But wait. There’s more!
Published 7:22 pm Tuesday, June 7, 2011
How many of you know the name Ron Popeil? Congratulations if you do and, if you don’t, join the crowd. Except, that most of us, particularly anyone who might watch early morning (I mean really, early morning) television have seen him many times.
Ron Popeil is one of America’s most successful inventors and infomercial guys. We might not know his name, but we know that Showtime Rotisserie machine of his that he puts a big chicken in and says, along with his prompted audience, “just set it and forget it.”
Self magazine, a periodical that has all kinds of articles on fitness, food, health and beauty voted Popeil one of the 25 people in America who has changed the way we eat, drink and think about food. I mention Ron Popeil today, not because I think he’s one of the great guys in all of history, but because he is one of those kings of the infomercials that take up so much television time and space.
Other popular characters of this genre would be the Shamwow! Guy, the late Billy Mays, Kevin Trudeau, Dave Oreck, and a few names we may know, like Christie Brinkley and Chuck Norris. They are selling us, via the small screen, all kinds of items to make our lives easier in the kitchen, the living room, the home gym and other areas of the house.
They give us products like the Total Gym, almost weightless vacuum cleaners, towels that wipe up liquids “20 times their weight,” or all kinds of knives and kitchen gadgets. Plus, no matter what they sell, it seems to always sell for $9.95 plus shipping and handling.
But wait. There’s more!
I mentioned Ron Popeil. I don’t know if he was the first of these fellows on television, but I did see him on a YouTube clip doing a commercial for Veg-O-Matic from the late 1960s. The Veg-O-Matic, if you are having trouble remembering it, “slices, dices, minces and more.” Ron Popeil is a great example of the fruit not falling too far from the tree because the original Veg-O-Matic was invented by his father, Samuel.
It had four cutting blades, two handles and all you had to do was place any kind of vegetable or meat on the blades and press down. It was easy to use and easy to clean and, just to show you how much the Veg-O-Matic added to the American culture, a model of it now can be viewed in the Smithsonian Institute in Washington.
Also, it’s still available but costs more than its first price of $3.98. Of course, as with all these infomercial products it was worth “a whole lot more” at $5.98, but if you “order now it can be yours for the low, almost give-away price of $3.98 plus shipping and handling. But wait, there’s more.
There is always more with these products. If you will just buy the main deal, they’ll send you half a dozen “little” deals for free! Just buy the revolutionary closet organizer that will turn a cluttered closet into the neatest square footage of space in your house and you will get “absolutely free” a set of gooseneck, portable lights to help you see in the newly organized and never-again cluttered closet.
But wait. There’s more!
Order now and you’ll also get a free booklet on how you might use all that you have ordered. It’s a glossy, 16-page, colored brochure on the latest tips for organizing your closet and it comes with the Good Housekeeping Seal of Approval.

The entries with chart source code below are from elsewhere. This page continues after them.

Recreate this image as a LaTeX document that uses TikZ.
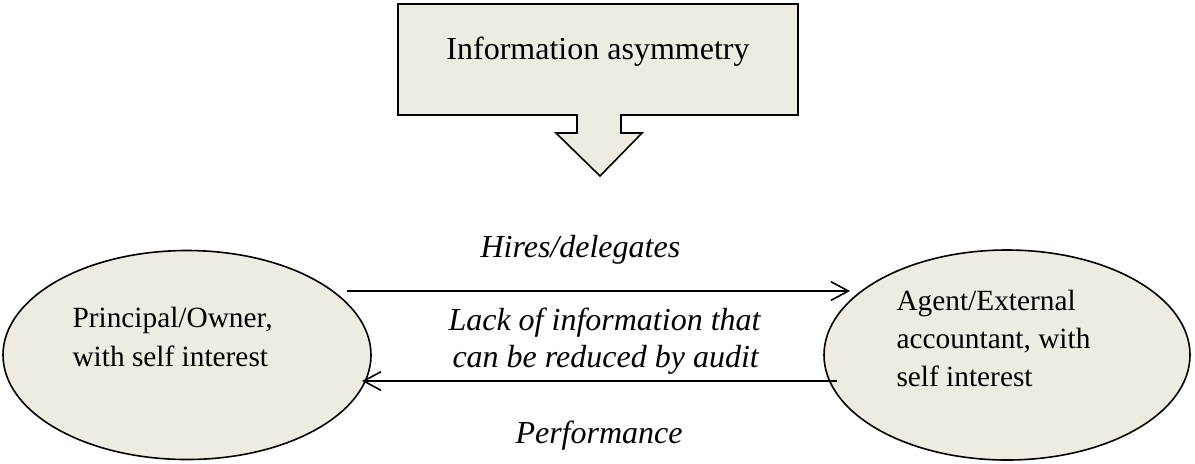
\documentclass[tikz,border=0pt]{standalone}
\usepackage{fontspec}
\setmainfont{Liberation Serif}
\usetikzlibrary{arrows.meta,calc,shapes.geometric}
\definecolor{beige}{HTML}{EEECE1}
\tikzset{
  shapeline/.style={draw=black, line width=0.6pt, fill=beige},
  ellnode/.style={shapeline, ellipse, inner sep=0pt},
  txt/.style={font=\fontsize{12pt}{14pt}\selectfont, inner sep=0pt, anchor=base west},
  stxt/.style={txt, font=\fontsize{11pt}{13pt}\selectfont},
  itxt/.style={txt, font=\fontsize{12pt}{14pt}\selectfont\itshape},
  arr/.style={line width=0.6pt, -{Straight Barb[length=6.5pt,width=7pt,line width=0.6pt]}}
}
\begin{document}
\begin{tikzpicture}[x=0.375pt,y=-0.375pt]
\useasboundingbox (0,0) rectangle (1195,463);
% callout
\draw[shapeline, line join=miter] (398,4) -- (798,4) -- (798,115) -- (621,115) -- (621,133) -- (642,133) -- (600,176) -- (556,133) -- (577,133) -- (577,115) -- (398,115) -- cycle;
\node[txt, anchor=base] (ia) at (598,59) {Information asymmetry};
% ellipses
\node[ellnode, minimum width=368*0.375pt, minimum height=209*0.375pt] (L) at (187,355) {};
\node[ellnode, minimum width=366*0.375pt, minimum height=210*0.375pt] (R) at (1007,355) {};
\node[stxt] (lt1) at (72,327) {Principal/Owner,};
\node[stxt] (lt2) at (72,366) {with self interest};
\node[stxt] (rt1) at (896,310) {Agent/External};
\node[stxt] (rt2) at (896,348) {accountant, with};
\node[stxt] (rt3) at (896,386) {self interest};
% labels
\node[itxt] (hd) at (480,257) {Hires/delegates};
\node[itxt] (lk1) at (448,330) {Lack of information that};
\node[itxt] (lk2) at (452,367) {can be reduced by audit};
\node[itxt] (pf) at (515,443) {Performance};
% arrows
\coordinate (a1) at ($(L.center)+(160,-64)$);
\coordinate (a2) at ($(R.center)+(-157,-64)$);
\coordinate (b1) at ($(R.center)+(-170,26)$);
\coordinate (b2) at ($(L.center)+(175,26)$);
\draw[arr] (a1) -- (a2);
\draw[arr] (b1) -- (b2);
\end{tikzpicture}
\end{document}
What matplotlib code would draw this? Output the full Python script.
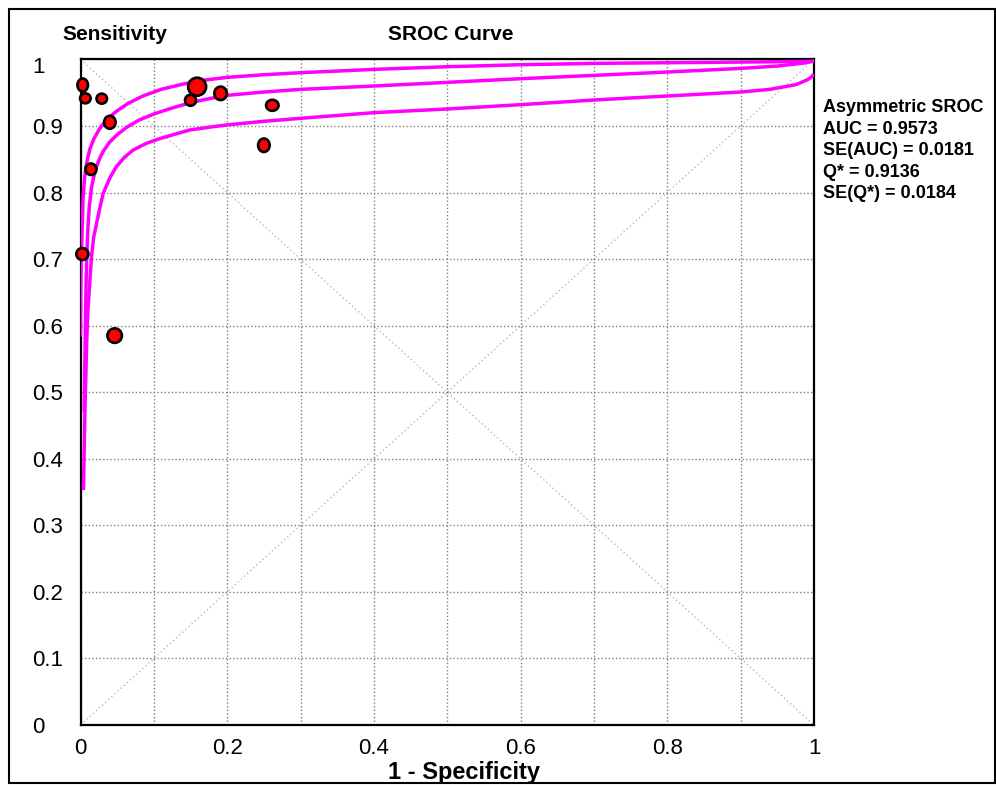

These items, if purchased individually, would cost a minimum of $19.95 each. But, if you will just call the number on your television screen today, you can get the revolutionary, closet organizer, the full set of gooseneck, portable lights and the 16-page colored brochure for the incredibly low price of, you guessed it, $9.95, plus shipping and handling.
But wait. There’s even more!
If you will order within the next 30 minutes, we will double your order. That’s right. You’ll get two classy, closet organizers, two full sets of gooseneck, portable lights, and two 16-page colored brochures for only $9.95. Just pay the additional shipping and handling. That’s a $200 value for only $9.95. Who wouldn’t want to do this?
Well, to be quite honest, I have never ordered anything like the Veg-O Matic, a Snuggie or a Shamwow! That doesn’t mean I haven’t been interested. They make it sound so exciting. Here’s what I would like to order.
I’d like to order the Six Star Plus 25-piece knife set from Ron Popeil. First of all, have you seen how all those knives work? There is this filet knife that he almost cuts the head of a hammer off. That’s just the beginning. After almost cutting the hammer into two parts and cleaning all the iron shavings off the blade, he plops this big fish down on the table.
Then he slips that super sharp knife blade between the skin of that fish and the meat and filets it. It glides through like white on rice. That’s a good knife. He also grabs a loaf of bread and cuts a really thin piece of bread that you could read the newspaper through.
Not only do you get that filet knife, but you get a meat cleaver. I’ve always wanted to chop some ribs in two with a meat cleaver. Men, keep it away from the wives!
But wait. There’s more!
You get 25 knives and, if you order now, you get a flavor injector that you can put pine nuts, whatever they are, into a rack of lamb. I always like my lamb to taste like pine needles, don’t you?
But wait. There’s more.
Order now and they double the order. You get 50 knives! That’s an $882.70 value if purchased separately. You can get it today for only three payments of $13.33. And, finally, there is a lifetime guarantee. You’ll never have to buy another knife so long as you live.
Isn’t America a great place to live?